• The exercise
Nothing after the line with "[0.705,0.612],[0.9,0.743],[0.949,0.793],[1,0.907],[1,1]];" belongs in the copy; extract the lines below from the top through that line, pictures left out.

• Recorded data

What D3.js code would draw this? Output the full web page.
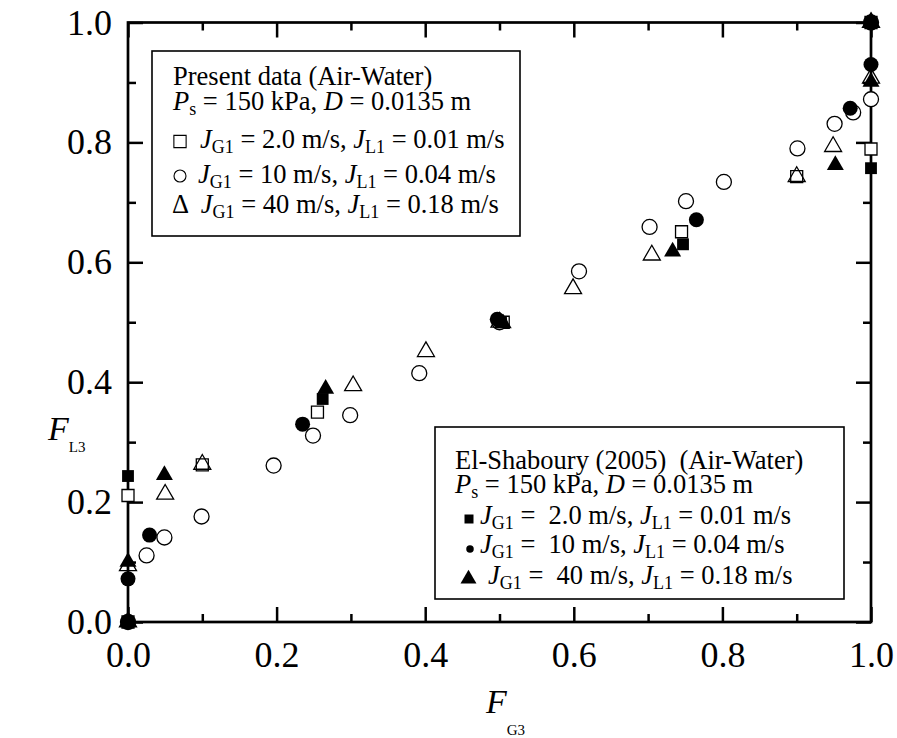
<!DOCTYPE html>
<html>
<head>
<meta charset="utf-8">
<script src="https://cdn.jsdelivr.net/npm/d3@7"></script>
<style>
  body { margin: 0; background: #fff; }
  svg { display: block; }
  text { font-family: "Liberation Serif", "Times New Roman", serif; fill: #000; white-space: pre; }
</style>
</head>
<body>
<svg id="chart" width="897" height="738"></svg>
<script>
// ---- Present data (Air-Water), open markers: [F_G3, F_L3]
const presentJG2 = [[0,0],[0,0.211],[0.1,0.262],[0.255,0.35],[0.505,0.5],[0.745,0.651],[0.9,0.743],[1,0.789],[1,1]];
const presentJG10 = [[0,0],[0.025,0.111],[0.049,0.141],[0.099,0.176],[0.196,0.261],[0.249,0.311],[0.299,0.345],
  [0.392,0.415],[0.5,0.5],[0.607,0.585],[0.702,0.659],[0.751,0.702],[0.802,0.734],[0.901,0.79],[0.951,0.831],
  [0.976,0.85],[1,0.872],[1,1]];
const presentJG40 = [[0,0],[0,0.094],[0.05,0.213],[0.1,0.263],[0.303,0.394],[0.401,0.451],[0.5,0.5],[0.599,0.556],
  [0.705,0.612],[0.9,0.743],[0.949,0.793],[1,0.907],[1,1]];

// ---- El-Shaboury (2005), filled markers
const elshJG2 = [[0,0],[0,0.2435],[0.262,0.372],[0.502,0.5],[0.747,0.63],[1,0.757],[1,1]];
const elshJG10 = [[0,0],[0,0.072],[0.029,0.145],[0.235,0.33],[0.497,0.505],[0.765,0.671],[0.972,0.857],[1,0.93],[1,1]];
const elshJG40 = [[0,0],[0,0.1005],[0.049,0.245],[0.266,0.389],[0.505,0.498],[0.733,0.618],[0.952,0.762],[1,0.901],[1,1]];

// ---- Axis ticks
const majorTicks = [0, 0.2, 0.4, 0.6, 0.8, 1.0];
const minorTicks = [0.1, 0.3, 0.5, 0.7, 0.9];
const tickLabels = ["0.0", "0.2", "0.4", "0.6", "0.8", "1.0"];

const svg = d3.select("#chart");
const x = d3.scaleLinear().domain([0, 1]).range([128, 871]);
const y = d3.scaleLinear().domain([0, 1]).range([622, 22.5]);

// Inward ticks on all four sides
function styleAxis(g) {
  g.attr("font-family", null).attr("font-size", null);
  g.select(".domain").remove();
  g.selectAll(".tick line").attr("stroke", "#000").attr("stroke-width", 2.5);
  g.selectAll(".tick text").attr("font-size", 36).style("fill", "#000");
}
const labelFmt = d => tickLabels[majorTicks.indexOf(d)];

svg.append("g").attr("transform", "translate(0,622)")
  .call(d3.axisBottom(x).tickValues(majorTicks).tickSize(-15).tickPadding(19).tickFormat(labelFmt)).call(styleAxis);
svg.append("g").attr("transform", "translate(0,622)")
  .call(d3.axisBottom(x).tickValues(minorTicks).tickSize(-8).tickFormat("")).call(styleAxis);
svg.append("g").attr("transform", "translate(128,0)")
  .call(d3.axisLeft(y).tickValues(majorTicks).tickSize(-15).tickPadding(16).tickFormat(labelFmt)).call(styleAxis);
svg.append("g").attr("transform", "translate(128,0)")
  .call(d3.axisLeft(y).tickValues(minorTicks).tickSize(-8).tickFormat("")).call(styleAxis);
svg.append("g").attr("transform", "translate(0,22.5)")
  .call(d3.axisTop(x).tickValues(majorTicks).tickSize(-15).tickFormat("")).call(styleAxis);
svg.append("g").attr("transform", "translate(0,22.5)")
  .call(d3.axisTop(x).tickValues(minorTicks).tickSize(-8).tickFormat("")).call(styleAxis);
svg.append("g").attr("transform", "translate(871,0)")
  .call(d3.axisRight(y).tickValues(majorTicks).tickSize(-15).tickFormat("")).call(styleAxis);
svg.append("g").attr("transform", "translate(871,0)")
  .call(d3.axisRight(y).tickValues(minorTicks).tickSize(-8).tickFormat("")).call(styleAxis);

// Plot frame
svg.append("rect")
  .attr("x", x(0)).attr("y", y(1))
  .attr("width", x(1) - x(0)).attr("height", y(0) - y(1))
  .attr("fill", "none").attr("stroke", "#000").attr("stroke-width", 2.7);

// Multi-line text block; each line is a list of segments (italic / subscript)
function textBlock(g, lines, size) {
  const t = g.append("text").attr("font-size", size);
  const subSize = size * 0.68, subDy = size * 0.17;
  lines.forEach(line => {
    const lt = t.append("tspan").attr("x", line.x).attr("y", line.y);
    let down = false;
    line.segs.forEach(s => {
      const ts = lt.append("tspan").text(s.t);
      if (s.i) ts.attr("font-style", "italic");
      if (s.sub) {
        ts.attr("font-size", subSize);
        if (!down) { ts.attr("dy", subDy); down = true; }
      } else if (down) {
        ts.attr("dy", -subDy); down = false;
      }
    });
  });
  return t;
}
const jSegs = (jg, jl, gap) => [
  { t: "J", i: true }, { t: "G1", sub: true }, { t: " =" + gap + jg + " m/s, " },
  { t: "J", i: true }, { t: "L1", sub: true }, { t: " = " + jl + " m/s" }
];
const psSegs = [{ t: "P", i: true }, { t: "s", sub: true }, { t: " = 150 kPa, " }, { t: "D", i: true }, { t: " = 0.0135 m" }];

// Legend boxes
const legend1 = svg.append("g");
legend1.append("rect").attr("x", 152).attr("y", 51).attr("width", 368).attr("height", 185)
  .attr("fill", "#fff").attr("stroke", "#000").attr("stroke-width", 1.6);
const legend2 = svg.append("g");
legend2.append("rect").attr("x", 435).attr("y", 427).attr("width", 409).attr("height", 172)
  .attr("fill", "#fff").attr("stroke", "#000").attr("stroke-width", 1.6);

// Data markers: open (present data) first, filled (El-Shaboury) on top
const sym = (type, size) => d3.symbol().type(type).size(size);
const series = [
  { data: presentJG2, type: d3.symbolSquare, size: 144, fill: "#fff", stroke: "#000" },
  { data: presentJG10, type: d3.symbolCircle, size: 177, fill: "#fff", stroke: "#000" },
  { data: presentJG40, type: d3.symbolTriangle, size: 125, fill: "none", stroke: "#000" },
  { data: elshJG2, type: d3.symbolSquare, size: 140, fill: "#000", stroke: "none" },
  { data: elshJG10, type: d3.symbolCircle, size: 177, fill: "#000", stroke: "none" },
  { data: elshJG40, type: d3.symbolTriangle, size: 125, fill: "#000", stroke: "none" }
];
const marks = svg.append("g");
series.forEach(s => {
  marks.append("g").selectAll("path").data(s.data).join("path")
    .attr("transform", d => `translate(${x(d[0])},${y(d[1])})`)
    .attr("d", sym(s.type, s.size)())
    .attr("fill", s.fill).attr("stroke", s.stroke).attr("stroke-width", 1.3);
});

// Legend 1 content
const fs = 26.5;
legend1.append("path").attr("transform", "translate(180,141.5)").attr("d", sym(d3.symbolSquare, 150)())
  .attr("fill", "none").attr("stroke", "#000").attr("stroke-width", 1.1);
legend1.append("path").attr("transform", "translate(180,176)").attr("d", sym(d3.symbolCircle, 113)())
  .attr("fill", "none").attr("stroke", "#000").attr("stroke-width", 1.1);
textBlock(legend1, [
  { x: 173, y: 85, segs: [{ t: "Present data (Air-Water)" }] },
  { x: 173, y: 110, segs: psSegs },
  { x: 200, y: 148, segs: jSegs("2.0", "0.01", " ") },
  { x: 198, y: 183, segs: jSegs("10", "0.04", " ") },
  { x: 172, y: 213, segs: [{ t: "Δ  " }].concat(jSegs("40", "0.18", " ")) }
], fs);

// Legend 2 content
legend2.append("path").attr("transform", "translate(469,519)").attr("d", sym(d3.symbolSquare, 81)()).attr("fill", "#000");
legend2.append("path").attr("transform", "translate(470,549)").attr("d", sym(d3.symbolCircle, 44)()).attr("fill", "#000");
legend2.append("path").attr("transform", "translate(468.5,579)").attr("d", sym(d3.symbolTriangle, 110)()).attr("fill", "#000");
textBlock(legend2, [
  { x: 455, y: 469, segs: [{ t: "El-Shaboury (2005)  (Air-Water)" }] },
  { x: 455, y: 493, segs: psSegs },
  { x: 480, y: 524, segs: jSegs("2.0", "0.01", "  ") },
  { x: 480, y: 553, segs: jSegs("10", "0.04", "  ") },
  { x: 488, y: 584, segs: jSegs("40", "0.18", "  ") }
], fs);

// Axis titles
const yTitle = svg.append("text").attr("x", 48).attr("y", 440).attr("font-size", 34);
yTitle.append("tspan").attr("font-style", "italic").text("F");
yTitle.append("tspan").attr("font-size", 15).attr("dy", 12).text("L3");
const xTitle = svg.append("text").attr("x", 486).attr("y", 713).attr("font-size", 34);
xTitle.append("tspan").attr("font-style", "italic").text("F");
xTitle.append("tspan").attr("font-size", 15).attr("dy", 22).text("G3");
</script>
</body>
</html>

• Output of the task
What D3.js code would draw this? Output the full web page.
<!DOCTYPE html>
<html>
<head>
<meta charset="utf-8">
<script src="https://cdn.jsdelivr.net/npm/d3@7"></script>
<style>
  body { margin: 0; background: #fff; }
  svg { display: block; }
  text { font-family: "Liberation Serif", "Times New Roman", serif; fill: #000; white-space: pre; }
</style>
</head>
<body>
<svg id="chart" width="897" height="738"></svg>
<script>
// ---- Present data (Air-Water), open markers: [F_G3, F_L3]
const presentJG2 = [[0,0],[0,0.211],[0.1,0.262],[0.255,0.35],[0.505,0.5],[0.745,0.651],[0.9,0.743],[1,0.789],[1,1]];
const presentJG10 = [[0,0],[0.025,0.111],[0.049,0.141],[0.099,0.176],[0.196,0.261],[0.249,0.311],[0.299,0.345],
  [0.392,0.415],[0.5,0.5],[0.607,0.585],[0.702,0.659],[0.751,0.702],[0.802,0.734],[0.901,0.79],[0.951,0.831],
  [0.976,0.85],[1,0.872],[1,1]];
const presentJG40 = [[0,0],[0,0.094],[0.05,0.213],[0.1,0.263],[0.303,0.394],[0.401,0.451],[0.5,0.5],[0.599,0.556],
  [0.705,0.612],[0.9,0.743],[0.949,0.793],[1,0.907],[1,1]];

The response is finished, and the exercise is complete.